Appendix  Napier's Design
Napier's original description differs in a few details from the most popular versions made during the 17th and 18th centuries:
 The rods were very small  only 6mm wide and 60mm long. Napier specified them as roughly 3 'fingers' long, where a finger is 3/4 of an inch.
 Although there are only 9 squares on the rod, Napier specified that the rods are 10 times as long as they are wide. He left a half square gap at the top and bottom of each rod.
 He didn't use a frame or an index rod like the one shown in the picture at the top of this entry. He assumed people would count down the rod to the appropriate row.
 He didn't have a big digit in the top square. It was divided by a diagonal like all the other squares and the 'simple' was the same size as any other digit on the rod.
 He arranged the tables on the faces of the rod so that simples adding up to 9 were always on opposite faces  0 being opposite 9, 1 being opposite 8 and so on. A really unusual feature is that the tables for the digits 5, 6, 7, 8 and 9 were written in the opposite direction along the rod, from bottom to top. This was so that the entire block of rods could be turned over top to bottom and the other side would display what Napier called the 'opposite' of the original number. Nowadays we call this the 'nines complement' of the number, the number got by replacing each digit by 9 minus the digit.
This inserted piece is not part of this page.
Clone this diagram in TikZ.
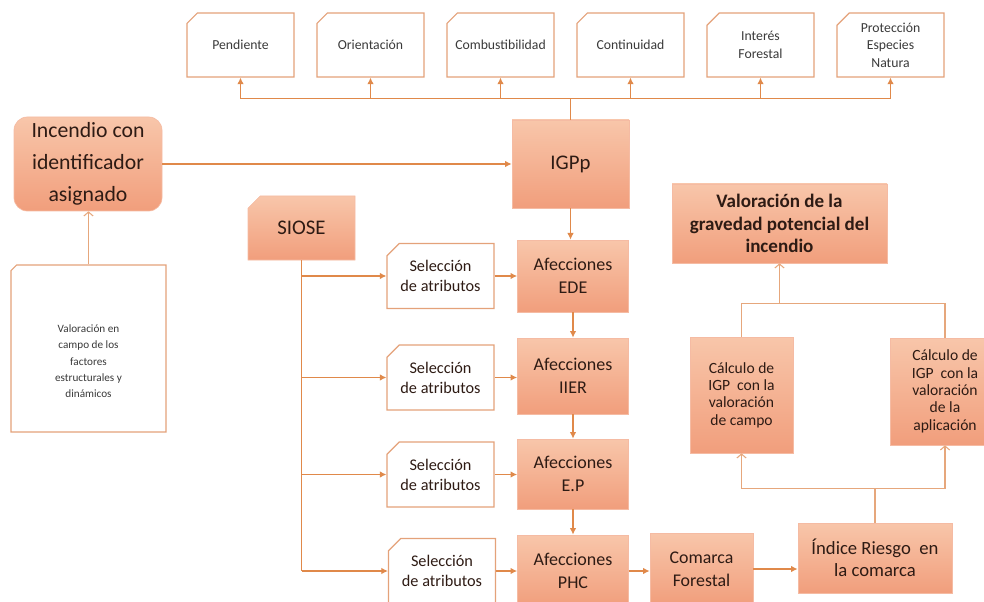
\documentclass[tikz,border=0pt]{standalone}
\usepackage{fontspec}
\setmainfont{Carlito}
\usetikzlibrary{arrows.meta,shapes.misc,calc}
\definecolor{conn}{HTML}{E0894A}
\definecolor{connlight}{HTML}{E6A77C}
\definecolor{boxline}{HTML}{E4A27A}
\definecolor{peachtop}{HTML}{F8C6AA}
\definecolor{peachbot}{HTML}{F19E7C}
\definecolor{ink}{HTML}{2E1B14}
\definecolor{graytext}{HTML}{3A3A3A}

\begin{document}
\begin{tikzpicture}[x=0.75pt,y=-0.75pt,
  every node/.style={align=center, inner sep=1pt},
  notebox/.style={chamfered rectangle, chamfered rectangle corners=north west,
    chamfered rectangle xsep=6pt},
  filled/.style={top color=peachtop, bottom color=peachbot,
    draw=peachbot!70!white, line width=0.5pt, text=ink},
  plain/.style={fill=white, draw=boxline, line width=0.8pt},
  topbox/.style={notebox, plain, text=graytext, minimum width=80.25pt,
    minimum height=48pt, font=\fontsize{10.3}{13}\selectfont},
  selbox/.style={notebox, plain, text=ink, minimum width=80.25pt,
    minimum height=48.75pt, font=\fontsize{12.2}{15}\selectfont},
  afbox/.style={filled, rectangle, minimum width=83.25pt,
    font=\fontsize{13.5}{17.5}\selectfont},
  calcbox/.style={filled, rectangle, font=\fontsize{11.7}{13}\selectfont},
  arr/.style={draw=conn, line width=1.1pt, -{Latex[length=5pt,width=5pt]}},
  lin/.style={draw=conn, line width=1.1pt},
  thinarr/.style={draw=connlight, line width=0.8pt,
    -{Straight Barb[length=3pt,width=7pt]}},
  thinlin/.style={draw=connlight, line width=0.8pt},
]
\clip (0,0) rectangle (984,602);

% factor boxes along the top
\node[topbox] (p1) at (240.5,45) {Pendiente};
\node[topbox] (p2) at (370.5,45) {Orientación};
\node[topbox] (p3) at (500.5,45) {Combustibilidad};
\node[topbox] (p4) at (630.5,45) {Continuidad};
\node[topbox] (p5) at (760.5,45) {Interés\\Forestal};
\node[topbox] (p6) at (890.5,45) {Protección\\Especies\\Natura};

% main chain
\node[filled, rectangle, minimum width=87.75pt, minimum height=66pt,
  font=\fontsize{15.6}{19}\selectfont] (igpp) at (570.5,164) {IGPp};
\node[filled, rectangle, rounded corners=10pt, minimum width=111pt,
  minimum height=70.5pt, font=\fontsize{16.3}{24}\selectfont] (inc) at (88,164)
  {Incendio con\\identificador\\asignado};
% field valuation note, its text sits in the lower part of the box
\node[notebox, plain, minimum width=116.25pt, minimum height=125.25pt,
  text=graytext, font=\fontsize{8.4}{12.2}\selectfont] (val) at (88.5,348.5)
  {\raisebox{-12pt}[0pt][0pt]{\begin{tabular}{@{}c@{}}Valoración en\\campo de los\\factores\\estructurales y\\dinámicos\end{tabular}}};

\node[notebox, filled, minimum width=80.25pt, minimum height=48pt,
  font=\fontsize{15.6}{19}\selectfont] (siose) at (301.5,228) {SIOSE};

\node[selbox] (sel1) at (440.5,276) {Selección\\de atributos};
\node[selbox] (sel2) at (440.5,377.5) {Selección\\de atributos};
\node[selbox] (sel3) at (440.5,474.5) {Selección\\de atributos};
\node[selbox] (sel4) at (442,571) {Selección\\de atributos};

\node[afbox, minimum height=54pt] (af1) at (573,276) {Afecciones\\EDE};
\node[afbox, minimum height=57pt] (af2) at (573,376) {Afecciones\\IIER};
\node[afbox, minimum height=52.5pt] (af3) at (573,474) {Afecciones\\E.P};
\node[afbox, minimum height=54pt] (af4) at (573,571) {Afecciones\\PHC};

\node[filled, rectangle, minimum width=77.25pt, minimum height=54pt,
  font=\fontsize{13.4}{17.5}\selectfont] (comarca) at (701.5,569) {Comarca\\Forestal};
\node[filled, rectangle, minimum width=115.5pt, minimum height=52.5pt,
  font=\fontsize{14}{16.5}\selectfont] (indice) at (875,558) {Índice Riesgo~ en\\la comarca};

\node[calcbox, minimum width=77.25pt, minimum height=87pt] (calc1) at (741.5,395)
  {Cálculo de\\IGP~ con la\\valoración\\de campo};
\node[calcbox, minimum width=82.5pt, minimum height=80.25pt] (calc2) at (945,391.5)
  {Cálculo de\\IGP~ con la\\valoración\\de la\\aplicación};

\node[filled, rectangle, minimum width=161.25pt, minimum height=59.25pt,
  font=\bfseries\fontsize{14.3}{17}\selectfont] (valg) at (779.5,223.5)
  {Valoración de la\\gravedad potencial del\\incendio};

% connectors: IGPp to the factor boxes
\coordinate (bus) at ($(igpp.north)+(0,-21)$);
\draw[lin] (igpp.north) -- (bus);
\draw[lin] (p1.south |- bus) -- (p6.south |- bus);
\foreach \n in {p1,p2,p3,p4,p5,p6}
  \draw[arr] (\n.south |- bus) -- (\n.south);

\draw[arr] (inc.east) -- (igpp.west);
\draw[thinarr] (val.north) -- (val.north |- inc.south);

% SIOSE branches
\draw[lin] (siose.south) -- (siose.south |- sel4.west);
\foreach \i in {1,2,3,4} {
  \draw[arr] (siose.south |- sel\i.west) -- (sel\i.west);
  \draw[arr] (sel\i.east) -- (sel\i.east -| af\i.west);
}

% vertical chain of the Afecciones
\draw[arr] (igpp.south) -- (igpp.south |- af1.north);
\draw[arr] (af1.south) -- (af2.north);
\draw[arr] (af2.south) -- (af3.north);
\draw[arr] (af3.south) -- (af4.north);

\draw[arr] (af4.east) -- (af4.east -| comarca.west);
\draw[arr] (comarca.east) -- (comarca.east -| indice.west);

% risk index to the two calculations
\coordinate (jb) at ($(indice.north)+(0,-34)$);
\draw[thinlin] (indice.north) -- (jb);
\draw[thinlin] (calc1.south |- jb) -- (calc2.south |- jb);
\draw[thinarr] (calc1.south |- jb) -- (calc1.south);
\draw[thinarr] (calc2.south |- jb) -- (calc2.south);

% calculations to the final valuation
\coordinate (jt) at ($(valg.south)+(0,40)$);
\draw[thinlin] (calc1.north) -- (calc1.north |- jt) -- (calc2.north |- jt) -- (calc2.north);
\draw[thinarr] (jt) -- (valg.south);
\end{tikzpicture}
\end{document}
It can be used to do an additional check on the calculation to make sure no mistakes were made.
 Napier's design had a couple of digits engraved on the end of the rod, to help in finding the correct rod.
A set of 10 rods will contain each digit four times as a 'single', and Napier arranged them on the rods as follows:
0198, 0297, 0396, 0495, 1287, 1386, 1485, 2376, 2475, 3465
This arrangement ensures that a set of 10 rods can multiply any number of up to 4 digits in length and also many bigger numbers, as long as they don't have too many repeated digits. A set of 20 rods (2 identical sets of 10) can multiply any number of up to 8 digits in length and 30 rods (3 identical sets of 10) can handle numbers up to 12 digits.